===== Extracted information

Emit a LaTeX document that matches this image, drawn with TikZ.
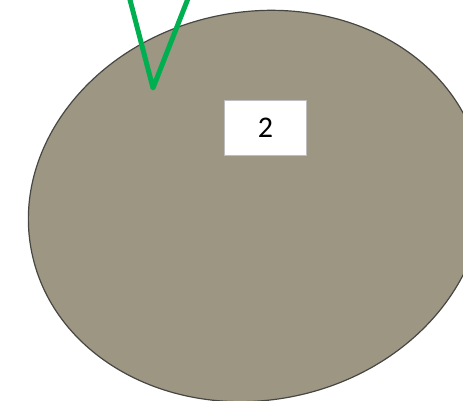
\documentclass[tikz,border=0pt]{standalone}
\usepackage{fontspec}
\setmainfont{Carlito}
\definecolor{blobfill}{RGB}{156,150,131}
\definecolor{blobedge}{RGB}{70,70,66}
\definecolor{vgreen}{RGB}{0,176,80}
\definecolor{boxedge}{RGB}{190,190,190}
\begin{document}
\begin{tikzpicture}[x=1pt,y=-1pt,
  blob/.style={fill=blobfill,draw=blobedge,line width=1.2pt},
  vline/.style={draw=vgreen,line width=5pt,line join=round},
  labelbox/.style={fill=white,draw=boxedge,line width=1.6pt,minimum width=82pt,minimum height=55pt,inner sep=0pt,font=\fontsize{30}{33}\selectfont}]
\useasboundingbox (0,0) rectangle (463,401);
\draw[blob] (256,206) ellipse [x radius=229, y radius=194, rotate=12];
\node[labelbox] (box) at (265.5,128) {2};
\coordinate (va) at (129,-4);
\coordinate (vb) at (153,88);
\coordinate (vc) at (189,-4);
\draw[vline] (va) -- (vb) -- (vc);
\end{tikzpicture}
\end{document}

==========
===== Extracted information

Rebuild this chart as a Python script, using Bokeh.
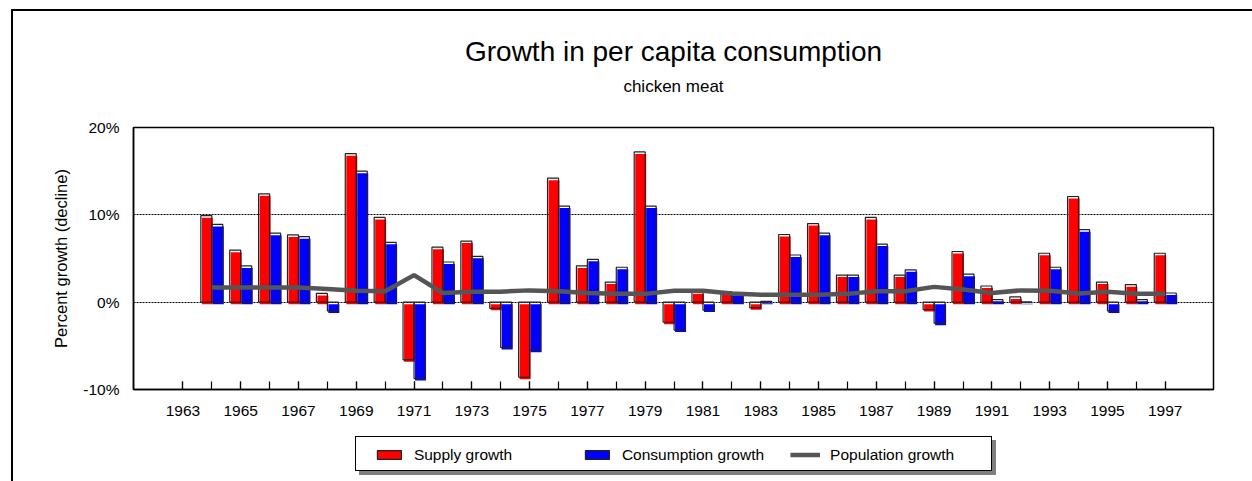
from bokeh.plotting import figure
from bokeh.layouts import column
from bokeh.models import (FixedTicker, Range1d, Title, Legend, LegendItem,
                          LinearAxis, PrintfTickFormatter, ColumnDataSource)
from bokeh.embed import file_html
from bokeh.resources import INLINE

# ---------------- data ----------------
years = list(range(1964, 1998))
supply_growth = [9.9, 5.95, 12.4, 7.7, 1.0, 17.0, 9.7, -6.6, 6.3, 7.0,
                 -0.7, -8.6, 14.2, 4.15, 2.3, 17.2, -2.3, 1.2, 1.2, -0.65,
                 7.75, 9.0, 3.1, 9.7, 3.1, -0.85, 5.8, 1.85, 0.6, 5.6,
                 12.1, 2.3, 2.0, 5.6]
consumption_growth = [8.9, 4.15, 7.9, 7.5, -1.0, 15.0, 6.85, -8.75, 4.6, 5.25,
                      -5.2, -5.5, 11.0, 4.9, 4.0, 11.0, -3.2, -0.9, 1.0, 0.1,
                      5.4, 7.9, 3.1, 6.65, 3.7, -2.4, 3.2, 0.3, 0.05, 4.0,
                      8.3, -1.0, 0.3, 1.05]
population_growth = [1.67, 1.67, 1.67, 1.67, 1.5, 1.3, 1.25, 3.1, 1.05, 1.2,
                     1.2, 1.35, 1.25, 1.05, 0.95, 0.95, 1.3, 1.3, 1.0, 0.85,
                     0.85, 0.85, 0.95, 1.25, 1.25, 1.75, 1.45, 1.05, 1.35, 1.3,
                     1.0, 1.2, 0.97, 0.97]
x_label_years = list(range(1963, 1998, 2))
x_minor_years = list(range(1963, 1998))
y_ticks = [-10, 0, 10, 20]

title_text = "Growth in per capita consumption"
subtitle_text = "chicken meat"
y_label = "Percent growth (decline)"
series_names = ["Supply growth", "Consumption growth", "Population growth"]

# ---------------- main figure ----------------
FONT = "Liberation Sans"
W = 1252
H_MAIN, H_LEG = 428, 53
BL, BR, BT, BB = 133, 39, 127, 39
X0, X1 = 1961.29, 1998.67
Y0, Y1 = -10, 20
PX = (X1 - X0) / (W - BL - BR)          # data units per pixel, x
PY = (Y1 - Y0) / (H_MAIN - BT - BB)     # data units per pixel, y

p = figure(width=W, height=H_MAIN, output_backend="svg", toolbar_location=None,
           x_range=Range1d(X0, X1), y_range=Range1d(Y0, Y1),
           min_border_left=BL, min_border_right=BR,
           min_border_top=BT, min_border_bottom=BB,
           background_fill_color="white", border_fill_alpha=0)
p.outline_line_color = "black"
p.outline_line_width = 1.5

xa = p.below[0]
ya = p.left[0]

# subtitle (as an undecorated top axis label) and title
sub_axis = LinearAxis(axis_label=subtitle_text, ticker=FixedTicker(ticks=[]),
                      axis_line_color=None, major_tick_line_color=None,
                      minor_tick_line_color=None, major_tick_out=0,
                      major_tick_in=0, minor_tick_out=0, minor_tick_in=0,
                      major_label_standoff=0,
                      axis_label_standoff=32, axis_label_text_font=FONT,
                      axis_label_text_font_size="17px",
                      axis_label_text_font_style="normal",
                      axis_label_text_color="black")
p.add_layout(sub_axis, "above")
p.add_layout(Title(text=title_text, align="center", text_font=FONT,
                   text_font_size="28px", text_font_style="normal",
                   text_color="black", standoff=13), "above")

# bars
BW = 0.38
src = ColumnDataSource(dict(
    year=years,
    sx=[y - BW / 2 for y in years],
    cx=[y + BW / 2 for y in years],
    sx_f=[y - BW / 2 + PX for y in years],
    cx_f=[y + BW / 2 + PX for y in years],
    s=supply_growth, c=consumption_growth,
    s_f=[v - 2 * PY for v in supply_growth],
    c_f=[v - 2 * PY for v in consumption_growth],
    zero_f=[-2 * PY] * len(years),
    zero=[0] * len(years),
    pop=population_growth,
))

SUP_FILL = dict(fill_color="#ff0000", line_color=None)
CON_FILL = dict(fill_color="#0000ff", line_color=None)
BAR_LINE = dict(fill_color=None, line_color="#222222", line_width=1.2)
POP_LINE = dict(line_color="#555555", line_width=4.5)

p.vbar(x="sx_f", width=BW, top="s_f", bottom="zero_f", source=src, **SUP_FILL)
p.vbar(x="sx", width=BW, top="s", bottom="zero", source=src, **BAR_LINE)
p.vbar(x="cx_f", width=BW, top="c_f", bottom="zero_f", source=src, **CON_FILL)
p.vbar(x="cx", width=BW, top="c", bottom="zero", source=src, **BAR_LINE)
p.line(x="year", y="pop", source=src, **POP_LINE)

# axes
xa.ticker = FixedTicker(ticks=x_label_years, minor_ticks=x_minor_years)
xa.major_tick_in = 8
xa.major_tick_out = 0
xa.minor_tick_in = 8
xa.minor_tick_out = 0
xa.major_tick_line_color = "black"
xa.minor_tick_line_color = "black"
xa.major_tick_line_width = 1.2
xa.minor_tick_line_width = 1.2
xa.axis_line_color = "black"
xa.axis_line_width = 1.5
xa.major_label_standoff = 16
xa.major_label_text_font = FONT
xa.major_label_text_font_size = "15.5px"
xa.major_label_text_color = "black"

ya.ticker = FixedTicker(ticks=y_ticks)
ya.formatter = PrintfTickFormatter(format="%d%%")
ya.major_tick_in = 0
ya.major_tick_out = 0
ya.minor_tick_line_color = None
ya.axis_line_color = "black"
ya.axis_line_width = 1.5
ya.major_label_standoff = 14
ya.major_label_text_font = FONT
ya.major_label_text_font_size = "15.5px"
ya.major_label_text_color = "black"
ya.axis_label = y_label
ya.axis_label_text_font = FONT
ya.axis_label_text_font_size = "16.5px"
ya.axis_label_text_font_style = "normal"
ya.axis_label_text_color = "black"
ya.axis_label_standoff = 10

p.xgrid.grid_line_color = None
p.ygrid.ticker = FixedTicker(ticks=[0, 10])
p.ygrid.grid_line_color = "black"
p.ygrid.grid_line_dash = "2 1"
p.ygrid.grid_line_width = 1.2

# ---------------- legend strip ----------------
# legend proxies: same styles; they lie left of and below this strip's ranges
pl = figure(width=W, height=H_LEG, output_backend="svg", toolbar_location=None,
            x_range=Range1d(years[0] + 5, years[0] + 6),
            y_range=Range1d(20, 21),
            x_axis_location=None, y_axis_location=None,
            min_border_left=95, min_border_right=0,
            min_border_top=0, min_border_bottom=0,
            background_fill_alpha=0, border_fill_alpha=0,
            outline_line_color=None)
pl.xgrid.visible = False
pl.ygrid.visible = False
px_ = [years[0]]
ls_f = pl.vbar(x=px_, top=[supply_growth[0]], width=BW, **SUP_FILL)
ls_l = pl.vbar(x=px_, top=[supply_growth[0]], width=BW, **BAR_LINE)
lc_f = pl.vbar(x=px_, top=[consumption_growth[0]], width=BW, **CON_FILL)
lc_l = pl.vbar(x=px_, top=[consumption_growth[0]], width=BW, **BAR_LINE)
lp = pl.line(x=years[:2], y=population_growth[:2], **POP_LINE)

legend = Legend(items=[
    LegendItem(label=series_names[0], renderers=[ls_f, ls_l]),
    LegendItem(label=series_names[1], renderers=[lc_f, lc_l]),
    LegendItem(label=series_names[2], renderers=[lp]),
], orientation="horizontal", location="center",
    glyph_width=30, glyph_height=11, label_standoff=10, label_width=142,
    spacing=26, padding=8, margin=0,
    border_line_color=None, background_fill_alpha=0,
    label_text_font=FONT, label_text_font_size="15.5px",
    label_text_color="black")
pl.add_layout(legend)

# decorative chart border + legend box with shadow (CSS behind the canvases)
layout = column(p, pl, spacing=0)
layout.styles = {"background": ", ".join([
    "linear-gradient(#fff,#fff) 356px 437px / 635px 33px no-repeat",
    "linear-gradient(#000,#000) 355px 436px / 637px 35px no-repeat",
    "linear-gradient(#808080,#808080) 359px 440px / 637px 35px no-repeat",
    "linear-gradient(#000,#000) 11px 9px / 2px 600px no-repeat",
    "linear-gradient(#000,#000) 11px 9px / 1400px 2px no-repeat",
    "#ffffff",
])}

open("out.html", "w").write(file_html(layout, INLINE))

==========
===== Extracted information

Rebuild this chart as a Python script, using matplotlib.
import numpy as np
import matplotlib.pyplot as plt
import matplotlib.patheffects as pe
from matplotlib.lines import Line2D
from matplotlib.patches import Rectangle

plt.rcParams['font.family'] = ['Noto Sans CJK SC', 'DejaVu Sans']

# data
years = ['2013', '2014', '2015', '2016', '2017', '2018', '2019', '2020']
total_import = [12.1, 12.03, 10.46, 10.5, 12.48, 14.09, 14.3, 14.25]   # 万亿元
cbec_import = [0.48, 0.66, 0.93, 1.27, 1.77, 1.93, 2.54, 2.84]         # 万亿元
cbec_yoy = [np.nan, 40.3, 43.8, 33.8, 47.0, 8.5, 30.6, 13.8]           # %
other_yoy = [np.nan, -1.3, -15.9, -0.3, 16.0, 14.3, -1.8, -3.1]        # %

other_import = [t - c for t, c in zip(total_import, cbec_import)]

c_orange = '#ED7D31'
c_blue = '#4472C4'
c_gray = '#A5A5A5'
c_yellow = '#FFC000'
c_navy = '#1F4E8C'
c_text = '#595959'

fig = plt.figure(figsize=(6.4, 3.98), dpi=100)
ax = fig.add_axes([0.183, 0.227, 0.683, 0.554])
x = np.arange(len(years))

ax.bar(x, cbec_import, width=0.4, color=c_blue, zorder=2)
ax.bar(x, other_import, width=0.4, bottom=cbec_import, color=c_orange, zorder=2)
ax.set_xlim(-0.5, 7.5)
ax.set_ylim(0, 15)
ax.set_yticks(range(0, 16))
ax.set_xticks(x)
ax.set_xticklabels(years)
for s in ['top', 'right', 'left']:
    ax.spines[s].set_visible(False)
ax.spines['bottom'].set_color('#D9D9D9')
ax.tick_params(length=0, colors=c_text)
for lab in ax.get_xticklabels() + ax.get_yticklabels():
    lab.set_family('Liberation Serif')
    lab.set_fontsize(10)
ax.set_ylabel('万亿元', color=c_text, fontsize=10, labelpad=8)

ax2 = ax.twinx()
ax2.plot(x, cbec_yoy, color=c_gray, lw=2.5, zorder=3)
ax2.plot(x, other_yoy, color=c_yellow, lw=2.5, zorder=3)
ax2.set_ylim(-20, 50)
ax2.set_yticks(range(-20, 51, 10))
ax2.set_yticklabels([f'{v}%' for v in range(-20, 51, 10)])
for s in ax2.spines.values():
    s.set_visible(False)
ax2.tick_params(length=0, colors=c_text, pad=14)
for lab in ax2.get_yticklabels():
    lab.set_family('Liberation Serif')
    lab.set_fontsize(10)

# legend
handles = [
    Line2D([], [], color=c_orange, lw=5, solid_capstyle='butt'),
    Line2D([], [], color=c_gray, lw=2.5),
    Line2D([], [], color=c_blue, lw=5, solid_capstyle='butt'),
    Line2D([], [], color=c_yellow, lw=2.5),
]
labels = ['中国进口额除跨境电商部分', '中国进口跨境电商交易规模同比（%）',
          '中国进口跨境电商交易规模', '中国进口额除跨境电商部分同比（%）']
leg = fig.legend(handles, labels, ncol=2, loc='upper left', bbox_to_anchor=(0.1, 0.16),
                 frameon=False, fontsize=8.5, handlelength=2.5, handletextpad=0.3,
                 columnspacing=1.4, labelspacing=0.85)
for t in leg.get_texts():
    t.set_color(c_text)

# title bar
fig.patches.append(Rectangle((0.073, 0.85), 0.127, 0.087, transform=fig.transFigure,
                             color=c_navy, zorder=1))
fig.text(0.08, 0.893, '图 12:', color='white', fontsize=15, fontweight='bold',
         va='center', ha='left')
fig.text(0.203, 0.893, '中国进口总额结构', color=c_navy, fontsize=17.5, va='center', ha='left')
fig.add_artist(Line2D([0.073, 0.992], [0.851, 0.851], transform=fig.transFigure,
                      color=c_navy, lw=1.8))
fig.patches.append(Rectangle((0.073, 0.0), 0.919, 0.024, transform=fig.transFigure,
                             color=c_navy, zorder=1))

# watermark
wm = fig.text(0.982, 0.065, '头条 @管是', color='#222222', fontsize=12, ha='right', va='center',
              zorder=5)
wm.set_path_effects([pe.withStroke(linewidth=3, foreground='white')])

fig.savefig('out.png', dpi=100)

==========

* Given exercise
Only the lines from the one containing "Rebuild this chart as a Python script, using matplotlib." to the one containing "x = np.arange(len(years))" are to be printed, both ends included, exactly as written.

* Finished answer
Rebuild this chart as a Python script, using matplotlib.
import numpy as np
import matplotlib.pyplot as plt
import matplotlib.patheffects as pe
from matplotlib.lines import Line2D
from matplotlib.patches import Rectangle

plt.rcParams['font.family'] = ['Noto Sans CJK SC', 'DejaVu Sans']

# data
years = ['2013', '2014', '2015', '2016', '2017', '2018', '2019', '2020']
total_import = [12.1, 12.03, 10.46, 10.5, 12.48, 14.09, 14.3, 14.25]   # 万亿元
cbec_import = [0.48, 0.66, 0.93, 1.27, 1.77, 1.93, 2.54, 2.84]         # 万亿元
cbec_yoy = [np.nan, 40.3, 43.8, 33.8, 47.0, 8.5, 30.6, 13.8]           # %
other_yoy = [np.nan, -1.3, -15.9, -0.3, 16.0, 14.3, -1.8, -3.1]        # %

other_import = [t - c for t, c in zip(total_import, cbec_import)]

c_orange = '#ED7D31'
c_blue = '#4472C4'
c_gray = '#A5A5A5'
c_yellow = '#FFC000'
c_navy = '#1F4E8C'
c_text = '#595959'

fig = plt.figure(figsize=(6.4, 3.98), dpi=100)
ax = fig.add_axes([0.183, 0.227, 0.683, 0.554])
x = np.arange(len(years))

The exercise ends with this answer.